Today, the 1949 team joins all of Notre Dame in honoring Bob McBride, the oldest living former Notre Dame assistant football coach. McBride – who celebrated his 84th birthday last weekend as Notre Dame was playing Georgia Tech – endured a rollercoaster of life experiences during the 1940s, as his playing career at Notre Dame was interrupted by World War II service that saw him spend four months as a German prisoner of war. He returned for his senior season and was a member of the 1946 national championship team, later serving as an offensive line coach in the final five years of the Frank Leahy era (1949-53).

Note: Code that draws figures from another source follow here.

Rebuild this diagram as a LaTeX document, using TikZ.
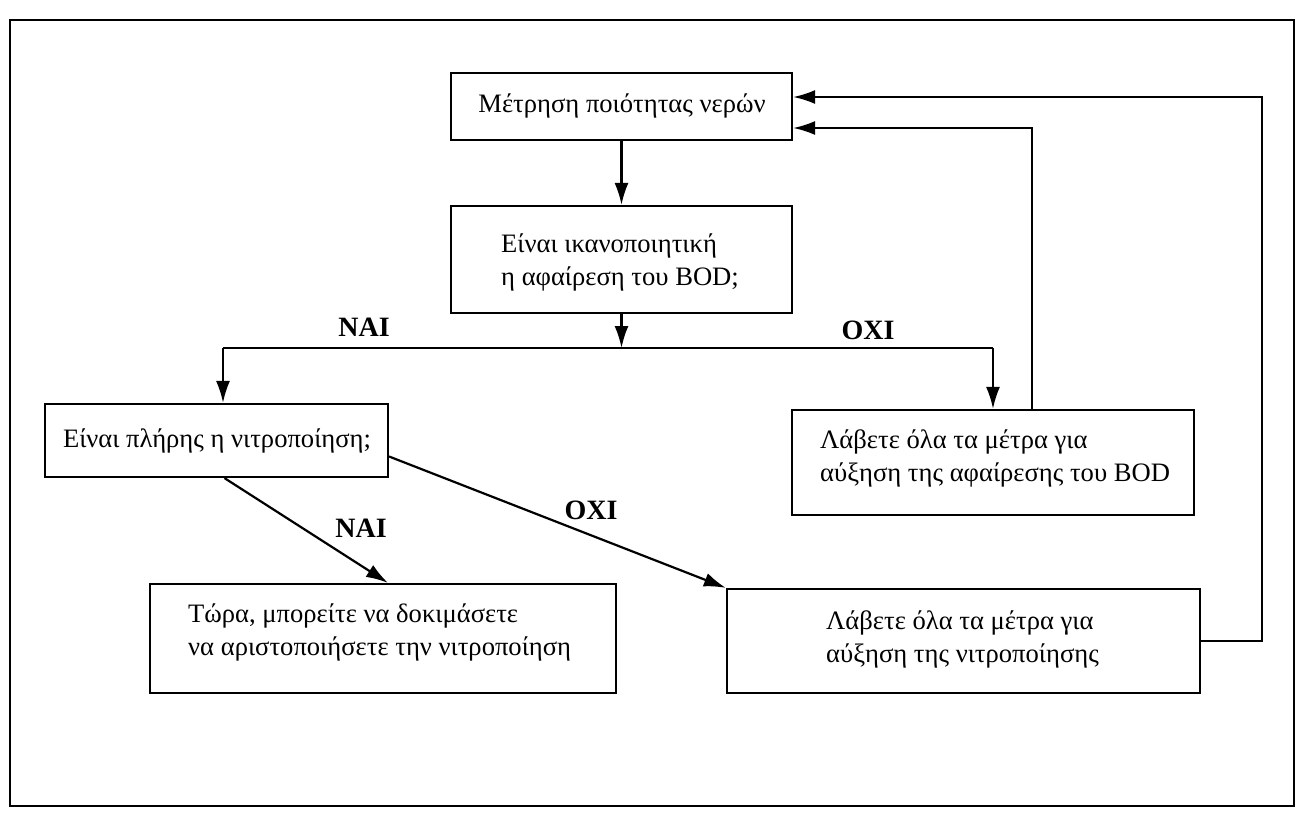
\documentclass[tikz,border=0pt]{standalone}
\usepackage{fontspec}
\setmainfont{Liberation Serif}
\usetikzlibrary{arrows.meta}
\begin{document}
\begin{tikzpicture}[x=1pt,y=-1pt,
  box/.style={draw, line width=2.2pt, inner sep=0pt, minimum width=#1},
  txt/.style={align=left, inner sep=0pt, font=\fontsize{26.6}{33}\selectfont},
  conn/.style={line width=2.2pt, -{Latex[length=22pt,width=14pt]}},
  lbl/.style={inner sep=0pt, font=\fontsize{28}{30}\selectfont\bfseries}]
\useasboundingbox (0,0) rectangle (1296,816);
\draw[line width=1.5pt] (10,20) rectangle (1294,806);
% boxes
\node[box=341pt, minimum height=67pt] (b1) at (621.5,106.5) {};
\node[box=341pt, minimum height=107pt] (b2) at (621.5,259.5) {};
\node[box=343pt, minimum height=73pt] (b3) at (216.5,440.5) {};
\node[box=402pt, minimum height=105pt] (b4) at (993,462.5) {};
\node[box=466pt, minimum height=109pt] (b5) at (383,638.5) {};
\node[box=473pt, minimum height=104pt] (b6) at (963.5,641) {};
% texts
\node[txt] (t1) at (622,106) {Μέτρηση ποιότητας νερών};
\node[txt, anchor=west] (t2) at (501,262) {Είναι ικανοποιητική\\η αφαίρεση του BOD;};
\node[txt] (t3) at (217,441) {Είναι πλήρης η νιτροποίηση;};
\node[txt, anchor=west] (t4) at (820,458) {Λάβετε όλα τα μέτρα για\\αύξηση της αφαίρεσης του BOD};
\node[txt, anchor=west] (t5) at (188,632) {Τώρα, μπορείτε να δοκιμάσετε\\να αριστοποιήσετε την νιτροποίηση};
\node[txt, anchor=west] (t6) at (826,639) {Λάβετε όλα τα μέτρα για\\αύξηση της νιτροποίησης};
% labels
\node[lbl] (l1) at (364,327) {ΝΑΙ};
\node[lbl] (l2) at (868,330) {ΟΧΙ};
\node[lbl] (l3) at (361,528) {ΝΑΙ};
\node[lbl] (l4) at (591,510) {ΟΧΙ};
% connectors
\coordinate (j) at (621.5,348);
\coordinate (jl) at (223,348);
\coordinate (jr) at (993,348);
\coordinate (f1) at (1032,128);
\coordinate (f2) at (1262,97);
\draw[conn] (b1.south) -- (b2.north);
\draw[conn] (b2.south) -- (j);
\draw[line width=2.2pt] (jl) -- (jr);
\draw[conn] (jl) -- (jl |- b3.north);
\draw[conn] (jr) -- (jr |- b4.north);
\draw[conn] (b4.north -| f1) -- (f1) -- (f1 -| b1.east);
\draw[conn] (b6.east) -| (f2) -- (f2 -| b1.east);
\draw[conn] ([xshift=8pt]b3.south) -- ([xshift=5pt]b5.north);
\draw[conn] ([yshift=-16pt]b3.east) -- (b6.north west);
\end{tikzpicture}
\end{document}
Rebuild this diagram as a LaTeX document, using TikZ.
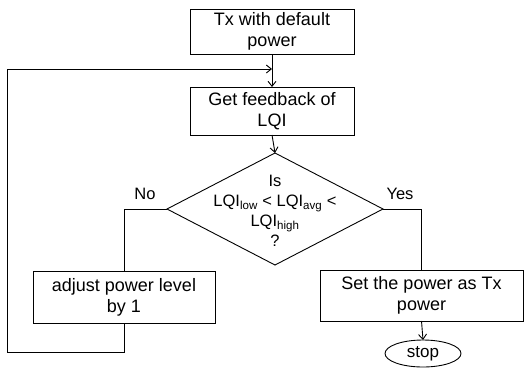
\documentclass[tikz,border=0pt]{standalone}
\usepackage{fontspec}
\setmainfont{Liberation Sans}
\usetikzlibrary{shapes.geometric,arrows.meta}
\begin{document}
\begin{tikzpicture}[x=1pt,y=-1pt,
  line width=0.9pt,
  every node/.style={inner sep=0pt, outer sep=0pt},
  procbox/.style={draw, rectangle, align=center, font=\fontsize{18}{21}\selectfont},
  decbox/.style={draw, diamond, minimum width=216pt, minimum height=112pt},
  dectext/.style={align=center, font=\fontsize{16.5}{20}\selectfont},
  lbl/.style={font=\fontsize{16.5}{20}\selectfont},
  arr/.style={-{Straight Barb[length=5pt,width=8pt]}},
  termbox/.style={draw, ellipse, minimum width=76pt, minimum height=27pt, font=\fontsize{17}{20}\selectfont}
]
\useasboundingbox (0,0) rectangle (529,370);
\node[procbox, minimum width=164pt, minimum height=45pt] (b1) at (272,31.5) {Tx with default\\power};
\node[procbox, minimum width=164pt, minimum height=48pt] (b2) at (272,111) {Get feedback of\\LQI};
\node[decbox] (d) at (275,209) {};
\node[dectext] (dt) at (275,211) {Is\\LQI\textsubscript{low} {<} LQI\textsubscript{avg} {<}\\LQI\textsubscript{high}\\?};
\node[procbox, minimum width=182pt, minimum height=52pt] (b3) at (124,297) {adjust power level\\by 1};
\node[procbox, minimum width=203pt, minimum height=51pt] (b4) at (421.5,295.5) {Set the power as Tx\\power};
\node[termbox] (stop) at (423,353.5) {stop};
\node[lbl] (no) at (145,194) {No};
\node[lbl] (yes) at (400,194) {Yes};
\coordinate (j) at (272,69);
\coordinate (lb) at (7,352);
\draw[arr] (b1.south) -- (b2.north);
\draw[arr] (b2.south) -- (d.north);
\draw (d.west) -| (b3.north);
\draw (d.east) -| (b4.north);
\draw[arr] (b4.south) -- (stop.north);
\draw[arr] (b3.south) |- (lb) |- (j);
\end{tikzpicture}
\end{document}
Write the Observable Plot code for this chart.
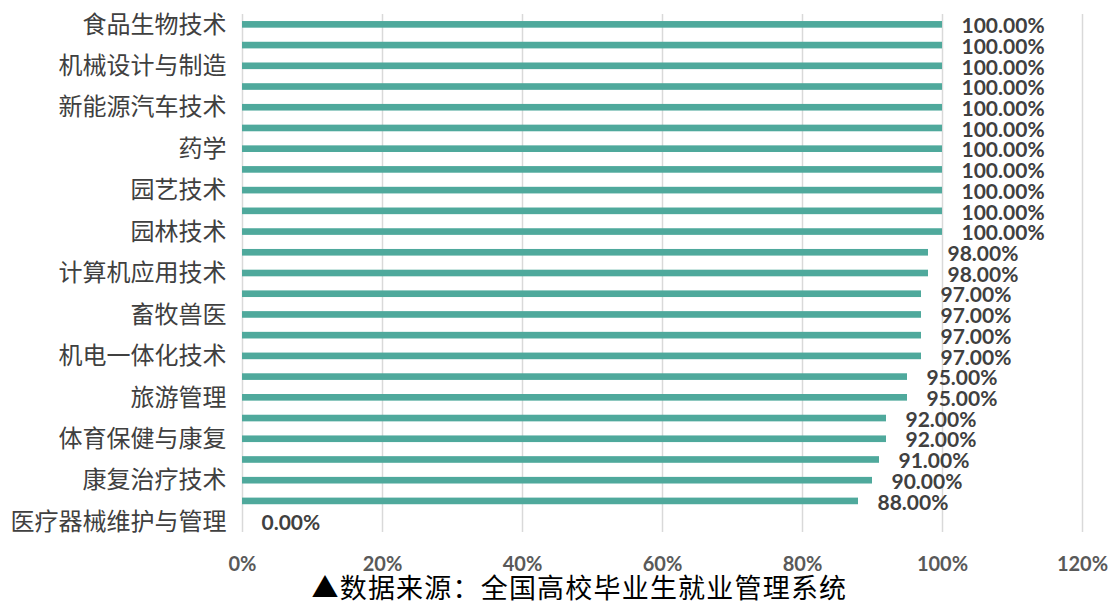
<!DOCTYPE html>
<html><head><meta charset="utf-8">
<script src="https://cdn.jsdelivr.net/npm/d3@7"></script>
<script src="https://cdn.jsdelivr.net/npm/@observablehq/plot@0.6"></script>
<style>body{margin:0;background:#fff} .cap text{letter-spacing:1.2px}</style>
</head><body><div id="chart"></div>
<script>
// Category labels (Excel shows only every other label; hidden ones left blank)
const categories = ["食品生物技术", "", "机械设计与制造", "", "新能源汽车技术", "", "药学", "", "园艺技术", "", "园林技术", "", "计算机应用技术", "", "畜牧兽医", "", "机电一体化技术", "", "旅游管理", "", "体育保健与康复", "", "康复治疗技术", "", "医疗器械维护与管理"];
const rates = [1, 1, 1, 1, 1, 1, 1, 1, 1, 1, 1, 0.98, 0.98, 0.97, 0.97, 0.97, 0.97, 0.95, 0.95, 0.92, 0.92, 0.91, 0.90, 0.88, 0];
const xTicks = [0, 0.2, 0.4, 0.6, 0.8, 1.0, 1.2];
const caption = "▲数据来源：全国高校毕业生就业管理系统";

const rows = rates.map((v, i) => ({i, label: categories[i], v}));
const cjk = "'Noto Sans CJK SC', sans-serif";

const chart = Plot.plot({
  width: 1110, height: 604,
  marginLeft: 242, marginRight: 28, marginTop: 14, marginBottom: 72,
  style: {background: "#fff", fontFamily: cjk},
  x: {domain: [0, 1.2], label: null},
  y: {domain: d3.range(rates.length), paddingInner: 0.68, paddingOuter: 0.34, round: false, label: null},
  marks: [
    Plot.gridX(xTicks, {stroke: "#d9d9d9", strokeOpacity: 1, strokeWidth: 1.5}),
    Plot.barX(rows, {x: "v", y: "i", fill: "#4fa99c"}),
    Plot.text(rows, {x: "v", y: "i", text: d => (d.v * 100).toFixed(2) + "%", dx: 19, dy: 1.5,
      textAnchor: "start", fontWeight: "bold", fontSize: 21, fill: "#404040", fontFamily: "Lato"}),
    Plot.axisX(xTicks, {tickFormat: d => Math.round(d * 100) + "%", tickSize: 0, tickPadding: 24,
      fontSize: 20, fontWeight: "bold", fill: "#595959", fontFamily: "Lato"}),
    Plot.axisY({tickFormat: i => categories[i], tickSize: 0, tickPadding: 16,
      fontSize: 24, fill: "#404040", fontFamily: cjk}),
    Plot.text([caption], {frameAnchor: "bottom-left", dx: 69, dy: 57, textAnchor: "start", lineAnchor: "middle",
      fontSize: 27, fill: "#000", fontFamily: cjk, className: "cap"})
  ]
});
document.getElementById("chart").appendChild(chart);
</script>
</body></html>
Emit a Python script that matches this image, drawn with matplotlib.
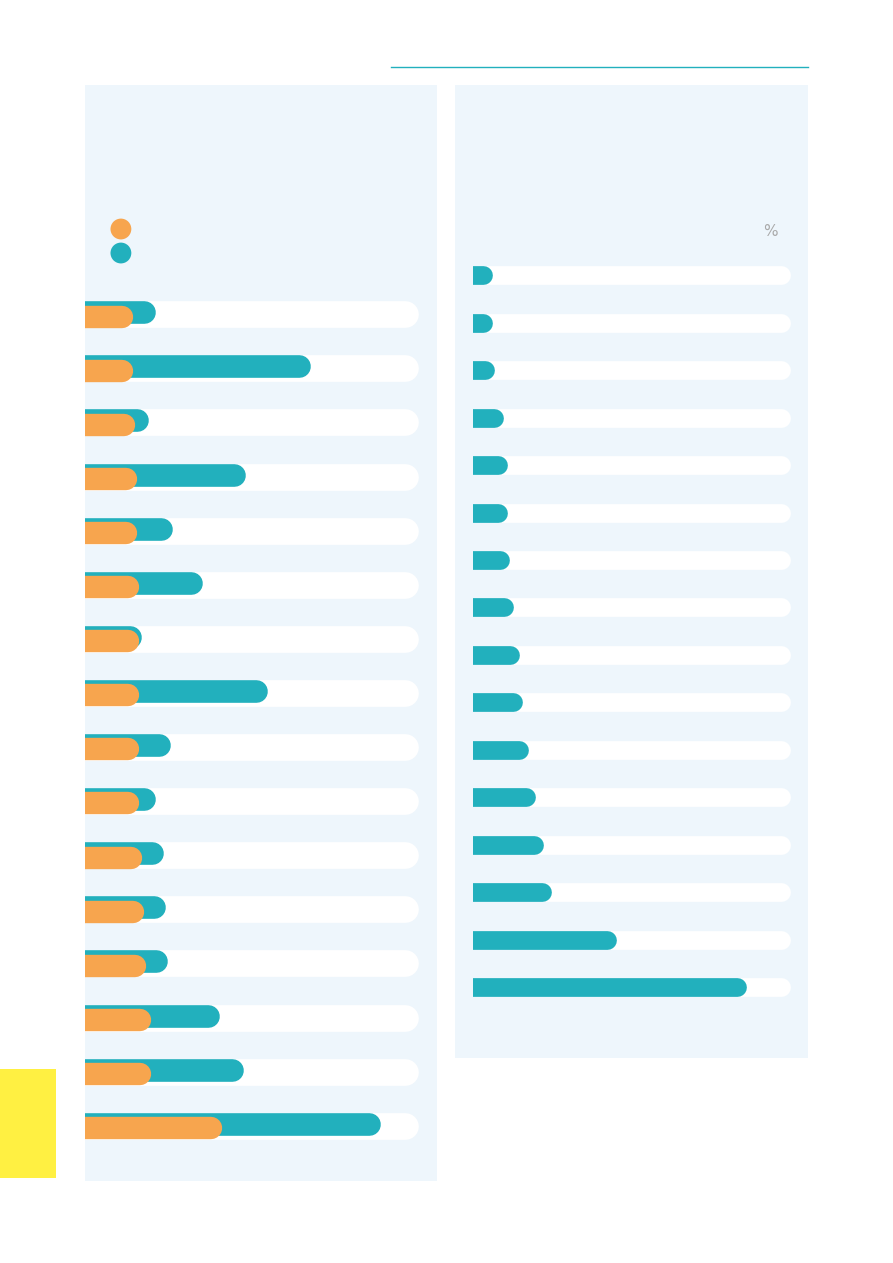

McBride came to Notre Dame in the fall of 1940, following an all-state senior season as a fullback at Logan (Ohio) High School. He earned monograms in 1941 and ’42 (as the starting right guard) but entered military service in the spring of ’43, ultimately serving as a machine gun squad leader in the 106th infantry division.
His division quickly shifted to the Belgian front and met the German counter-offensive in the Battle of the Bulge. Almost 7,000 men from the 106th were killed or captured, with McBride taken prisoner on Dec. 21, 1944. While suffering from frozen feet, he was forced to walk 13 days and was placed in two prison camps before a 50-day march during the German retreat. A starvation diet – one-seventh of a loaf of bread per day – resulted in McBride’s weight dropping from 212 to 90 pounds, before he was liberated 122 days into his imprisonment (ending 39 months of service). He received three battle stars, a purple heart and the presidential unit citation.
McBride used a summer construction job to build up his body before returning to the Irish in the fall of 1946. Relegated to a reserve role, he was an inspiration for his teammates, who rallied to have him serve as captain for the huge midseason game with Army. That historic clash ended in a 0-0 tie (avenging major losses to Army the previous two seasons) and Notre Dame went on to claim the national title (8-0-1).
The only practice McBride ever missed was the day his son Patrick was born. McBride and the former Mary Stein had been married shortly before he departed for the war and their family now includes seven children, 28 grandchildren and seven great-grandchildren.
McBride – who received Notre Dame’s prestigious Byron Kanaley Award (recognizing exemplary student-athletes/leaders) – compiled a 16-3 record as head coach at Chicago’s Mt. Carmel High School before returning to Notre Dame in 1949 as offensive line coach. His skill at breaking down game tape and overall coaching ability made him one of the most valuable members of the program during the final Leahy years.
When Leahy departed in 1953, McBride followed him into a steel alloy business and later became involved with the trucking business in Michigan City. The McBride family then spent 12 years in Savanna, Ga., and 12 more in Tucson, Ariz., before Bob and Mary came full-circle back to South Bend in 2003.
“Working with Frank Leahy was the greatest thrill of my life,” says McBride, whose star pupils included the likes of All-America tackles Bob Toneff and Art Hunter.
“Leahy was the best and always did whatever it took to help an individual player be his best – you couldn’t help but have his style rub off on your own coaching approach.”